Locate every line in the material below that has the word "this". Copy each of those lines.

RECORDS SUPPLIED —
▬▬▬▬▬▬▬▬▬▬

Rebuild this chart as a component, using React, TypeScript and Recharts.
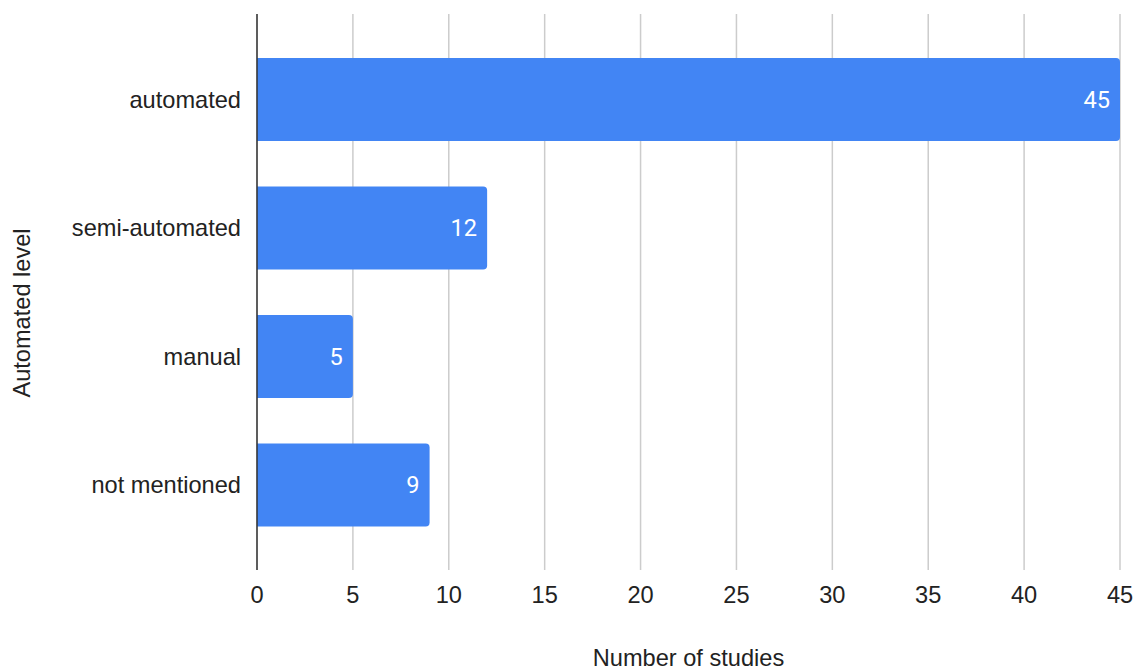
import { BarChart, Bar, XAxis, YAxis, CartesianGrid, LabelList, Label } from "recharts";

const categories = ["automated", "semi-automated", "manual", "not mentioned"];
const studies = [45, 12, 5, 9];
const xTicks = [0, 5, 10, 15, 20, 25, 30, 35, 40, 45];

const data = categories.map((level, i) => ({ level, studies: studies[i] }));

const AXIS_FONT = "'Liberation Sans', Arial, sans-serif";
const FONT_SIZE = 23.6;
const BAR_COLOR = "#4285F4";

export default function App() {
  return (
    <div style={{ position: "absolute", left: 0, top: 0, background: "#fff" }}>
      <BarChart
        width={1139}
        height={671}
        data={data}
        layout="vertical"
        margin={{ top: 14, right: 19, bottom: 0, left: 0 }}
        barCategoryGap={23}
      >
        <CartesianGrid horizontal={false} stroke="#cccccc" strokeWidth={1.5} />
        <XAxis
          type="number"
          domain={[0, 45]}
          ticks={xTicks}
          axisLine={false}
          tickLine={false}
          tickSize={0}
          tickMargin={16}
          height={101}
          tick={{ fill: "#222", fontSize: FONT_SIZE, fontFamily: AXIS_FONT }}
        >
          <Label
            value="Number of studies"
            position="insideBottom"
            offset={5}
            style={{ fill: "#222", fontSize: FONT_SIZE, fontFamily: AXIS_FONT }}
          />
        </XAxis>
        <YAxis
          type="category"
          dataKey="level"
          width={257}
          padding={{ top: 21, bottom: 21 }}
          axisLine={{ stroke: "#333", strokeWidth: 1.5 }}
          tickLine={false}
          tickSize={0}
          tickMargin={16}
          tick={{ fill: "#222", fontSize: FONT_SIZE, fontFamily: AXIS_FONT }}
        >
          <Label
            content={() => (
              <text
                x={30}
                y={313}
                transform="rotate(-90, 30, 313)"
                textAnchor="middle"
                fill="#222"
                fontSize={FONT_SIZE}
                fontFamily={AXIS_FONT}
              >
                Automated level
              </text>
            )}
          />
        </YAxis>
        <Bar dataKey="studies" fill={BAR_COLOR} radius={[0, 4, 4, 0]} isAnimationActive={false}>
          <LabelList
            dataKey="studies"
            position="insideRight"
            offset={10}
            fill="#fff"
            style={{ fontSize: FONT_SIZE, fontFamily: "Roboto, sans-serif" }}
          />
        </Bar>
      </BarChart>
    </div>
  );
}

▬▬▬▬▬▬▬▬▬▬

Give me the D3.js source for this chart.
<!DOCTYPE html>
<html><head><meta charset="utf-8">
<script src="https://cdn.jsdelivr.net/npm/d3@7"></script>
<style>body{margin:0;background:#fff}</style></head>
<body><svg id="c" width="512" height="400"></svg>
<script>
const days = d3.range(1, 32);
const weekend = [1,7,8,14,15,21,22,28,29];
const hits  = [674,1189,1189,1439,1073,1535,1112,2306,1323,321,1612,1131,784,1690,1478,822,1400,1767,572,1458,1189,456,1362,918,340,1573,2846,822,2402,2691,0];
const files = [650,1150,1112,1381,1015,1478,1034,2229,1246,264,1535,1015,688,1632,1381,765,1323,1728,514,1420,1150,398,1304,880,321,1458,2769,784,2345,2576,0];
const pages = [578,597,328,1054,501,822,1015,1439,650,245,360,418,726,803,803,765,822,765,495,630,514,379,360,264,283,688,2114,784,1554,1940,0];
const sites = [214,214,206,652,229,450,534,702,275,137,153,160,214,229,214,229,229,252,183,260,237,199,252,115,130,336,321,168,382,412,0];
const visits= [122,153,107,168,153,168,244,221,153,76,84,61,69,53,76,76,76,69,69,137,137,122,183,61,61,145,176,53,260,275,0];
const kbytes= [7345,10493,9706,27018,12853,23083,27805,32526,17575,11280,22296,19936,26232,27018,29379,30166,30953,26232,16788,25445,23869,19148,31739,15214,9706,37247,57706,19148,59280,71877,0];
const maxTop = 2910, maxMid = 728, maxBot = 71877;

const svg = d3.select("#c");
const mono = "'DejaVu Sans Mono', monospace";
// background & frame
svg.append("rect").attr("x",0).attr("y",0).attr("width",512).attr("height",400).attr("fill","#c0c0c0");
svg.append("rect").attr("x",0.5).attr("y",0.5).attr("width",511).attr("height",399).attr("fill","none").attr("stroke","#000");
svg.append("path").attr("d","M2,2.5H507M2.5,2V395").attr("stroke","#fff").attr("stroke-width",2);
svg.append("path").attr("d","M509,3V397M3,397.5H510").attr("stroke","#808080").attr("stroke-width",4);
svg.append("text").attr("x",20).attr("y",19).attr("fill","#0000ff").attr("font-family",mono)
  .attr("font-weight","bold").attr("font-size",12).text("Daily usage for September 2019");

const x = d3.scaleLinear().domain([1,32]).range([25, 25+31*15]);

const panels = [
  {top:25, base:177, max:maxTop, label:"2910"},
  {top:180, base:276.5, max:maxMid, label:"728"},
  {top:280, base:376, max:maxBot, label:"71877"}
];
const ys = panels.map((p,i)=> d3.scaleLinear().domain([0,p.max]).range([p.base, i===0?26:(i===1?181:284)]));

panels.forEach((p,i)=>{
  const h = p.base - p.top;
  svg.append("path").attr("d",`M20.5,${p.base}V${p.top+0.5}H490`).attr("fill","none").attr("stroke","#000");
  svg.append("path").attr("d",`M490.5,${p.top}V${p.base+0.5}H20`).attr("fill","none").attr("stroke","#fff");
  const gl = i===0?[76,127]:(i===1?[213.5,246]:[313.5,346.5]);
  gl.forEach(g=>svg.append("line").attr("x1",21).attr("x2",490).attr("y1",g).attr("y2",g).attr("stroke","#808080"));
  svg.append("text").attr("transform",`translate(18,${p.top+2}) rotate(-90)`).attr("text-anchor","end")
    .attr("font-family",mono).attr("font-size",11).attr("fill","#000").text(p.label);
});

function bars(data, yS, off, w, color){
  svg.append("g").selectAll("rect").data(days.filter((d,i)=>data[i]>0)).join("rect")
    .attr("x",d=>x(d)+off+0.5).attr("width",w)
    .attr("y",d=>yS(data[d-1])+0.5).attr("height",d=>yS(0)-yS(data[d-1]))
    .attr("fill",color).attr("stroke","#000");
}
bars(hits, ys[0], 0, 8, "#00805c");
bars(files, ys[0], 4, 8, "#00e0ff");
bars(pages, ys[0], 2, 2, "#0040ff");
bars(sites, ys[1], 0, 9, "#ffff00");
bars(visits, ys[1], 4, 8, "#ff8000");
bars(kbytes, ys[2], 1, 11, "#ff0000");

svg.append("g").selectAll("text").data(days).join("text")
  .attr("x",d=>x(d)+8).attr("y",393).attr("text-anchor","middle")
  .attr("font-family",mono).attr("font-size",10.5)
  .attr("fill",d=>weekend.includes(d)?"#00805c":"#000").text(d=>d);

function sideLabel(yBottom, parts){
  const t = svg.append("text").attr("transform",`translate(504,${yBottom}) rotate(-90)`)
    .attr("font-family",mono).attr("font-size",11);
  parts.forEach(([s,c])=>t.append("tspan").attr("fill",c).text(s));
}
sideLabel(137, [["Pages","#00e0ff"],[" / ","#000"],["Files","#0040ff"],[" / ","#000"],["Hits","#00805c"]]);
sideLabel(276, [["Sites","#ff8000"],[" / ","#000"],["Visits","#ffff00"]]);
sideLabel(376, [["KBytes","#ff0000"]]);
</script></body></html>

▬▬▬▬▬▬▬▬▬▬

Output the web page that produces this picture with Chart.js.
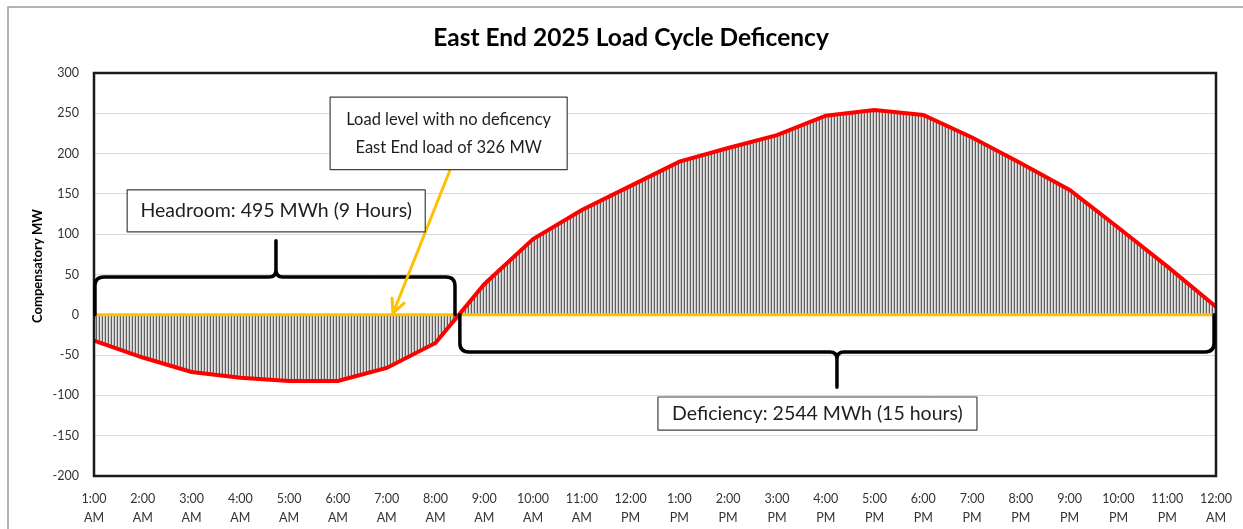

▬▬▬▬▬▬▬▬▬▬

THE REPLY —
Rebuild this chart as a component, using React, TypeScript and Recharts.
Give me the D3.js source for this chart.
Output the web page that produces this picture with Chart.js.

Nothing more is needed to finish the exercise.